Monday, July 17, 2006

Time to myself. . .

I almost forgot what that felt like, time to myself! My husband took the kiddos to the pool for "night swim" tonight and I opted to stay home since I am having some pain from my cyst. Why is it when I actually get time to myself, I spend the majority of it trying to figure out WHAT I should do with it?

I started trying to figure out how to make a DVD copy from our video camera. . .could not figure that out so I watched a bit of Project Runway, because the tv was already on. Then I decided I better take a shower. . .since I have been trying to do that all day! I went to Curves this morning with my daughter and came home and got busy doing chores that have piled up while I was feeling bad. Then I worked a bit on the PTA newsletter. . .and a LOT on looking at other peoples blogs. I like the next blog button, I am hooked!

Besides the fact that I stink from going to the gym, I also wanted to look presentable to my husband when he came home. I think it is important to at least try to look good for him when he comes in after a long day in the trenches. (Of course there is only so much I can do with this fat sloppy body. . .but I try). My motivation for going Curves, besides being able to play softball again with out dropping dead, is to be sexy for my husband again. I dont have a specific weight I want to get to. . .just not enough to be 2 people, which is where I am now. It is a great thing that I am tall! I have everyone fooled, oh, not that I am fat. . .that is obvious! But everytime I go to the doctors office and there is a new nurse or something (one that does not look at my previous weight. . .DUH!) they start out at 150! Yeah RIGHT! I wish! So I keep pointing toward the right to indicate, nope it is more so they move it to 200. . .this goes on way too long for my taste! And the nurse is always surprised at how fat I actually am.

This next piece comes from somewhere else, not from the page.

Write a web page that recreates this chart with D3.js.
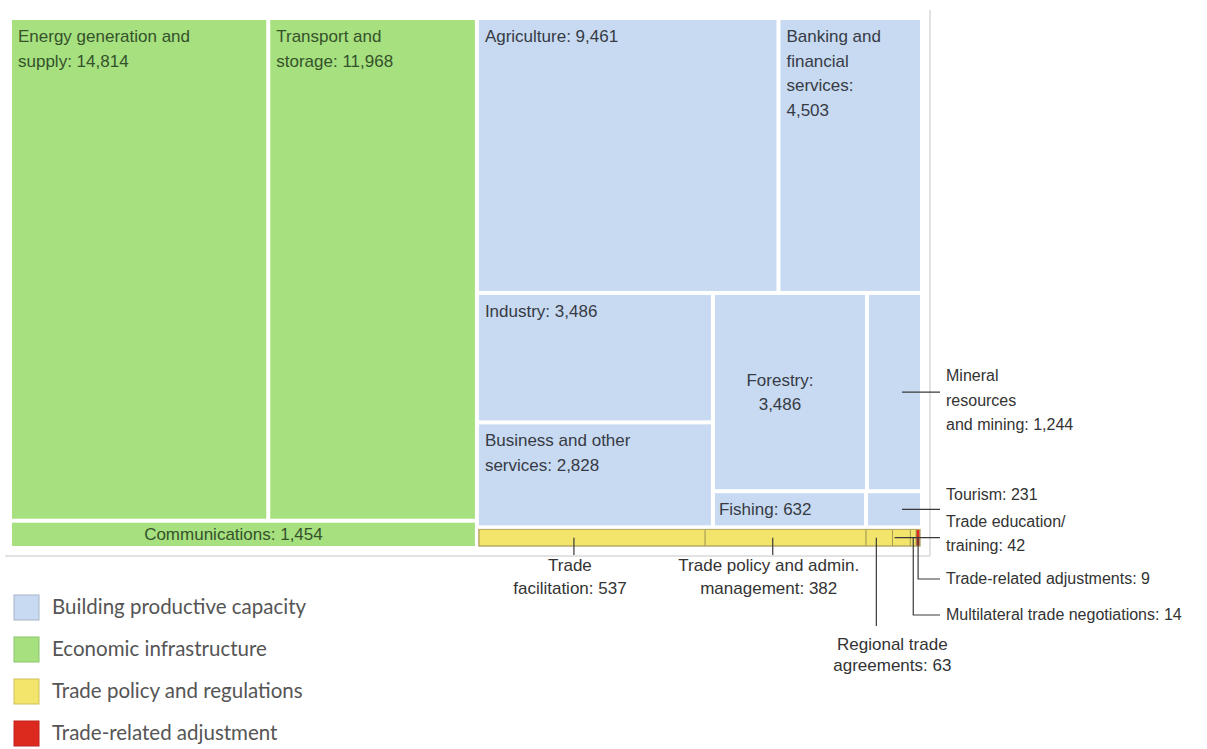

Now dont get me wrong. . . I am NOT saying you cant be fat and sexy. . .but it is harder considering the clothes that they make for fat people are BUTT UGLY ( most of the time) or way way over priced! And forget finding sexy lingere! It practically does not exsist! It is harder to find then big womans maternity clothes. Because apparently we are too fat to have sex or babies! This is something that really ticks me off! Big woman want to look good too!